@ipg @marxjohnson
I was about to reply "wtf you talking about!? I work in IT, and I've never seen a Double Decker USB!"
Then I got the joke. 😂
Yes! As an ode to their British heritage and Commonwealth influence, every time someone plugs in a Mini USB cable, a chorus of polite British voices exclaim, "Oh, jolly good! You've connected a Commonwealth-approved device! Cheerio!" The royalties are used to organize tea parties, distribute scones and clotted cream, and perhaps even hire a royal corgi as the official USB-C mascot.
@marjolica @ipg When I took this picture from the Internet I did not even pay attention to the text on the top, it was only the bus itself that mattered
Now I'm laughing, thank you.)
@rastilin @xanarin @ipg Before you knock PoweredUSB too much, remember that back around 99-00 when POS systems starting using it, the primary USB spec couldn’t do more than 5V at 0.5A and USB-C was was over 15 years away.

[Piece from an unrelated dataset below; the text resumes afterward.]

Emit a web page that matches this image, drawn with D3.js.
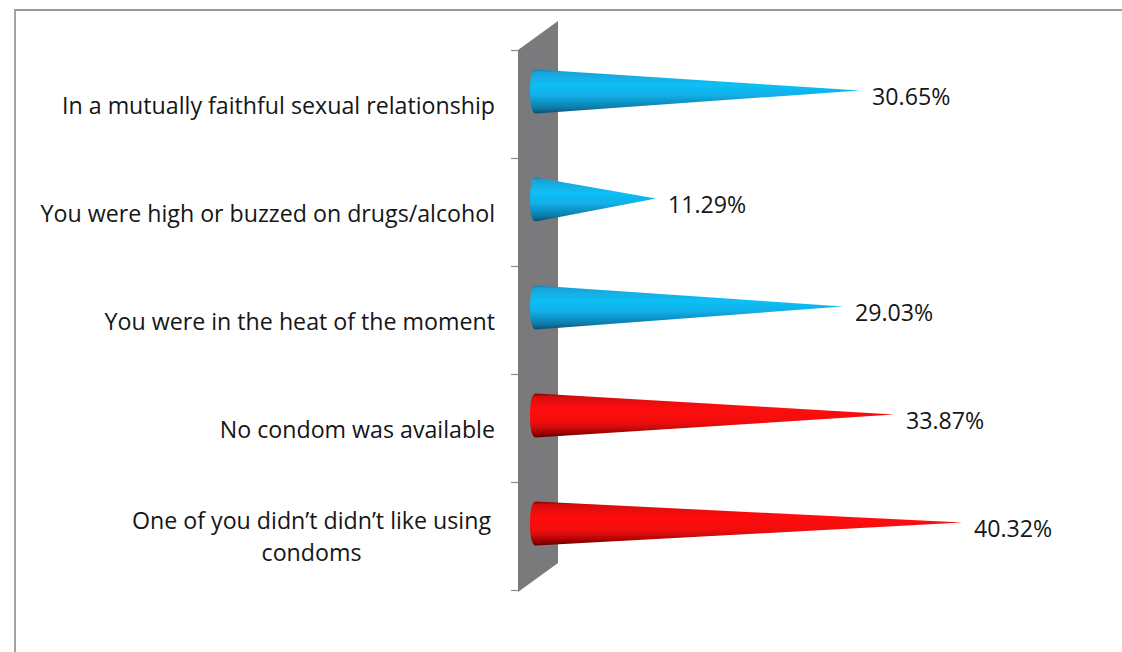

These power devices that early USB just wasn’t even interested in dealing with.
And even the 1.0 versions of the USB-PD specs at 20V 5A is less than the the 24V 6A PoweredUSB ports available 20 years ago. (Although most were 12V 1.5A plugs in my experience, I worked on POS software for a few years so had tons of test hardware). It’s really only been about 5-10 years since the main USB specification caught up with USB-PD 2.0. And for a lot of those years, implementations of USB-PD were really spotty and unreliable so the hardware manufacturers didn’t have any motivation to move.
Plus… PoweredUSB also had the advantage of easily telling which way to plug it in, unlike a standard USB-A plug. For the late-90’s, it was actually pretty nice.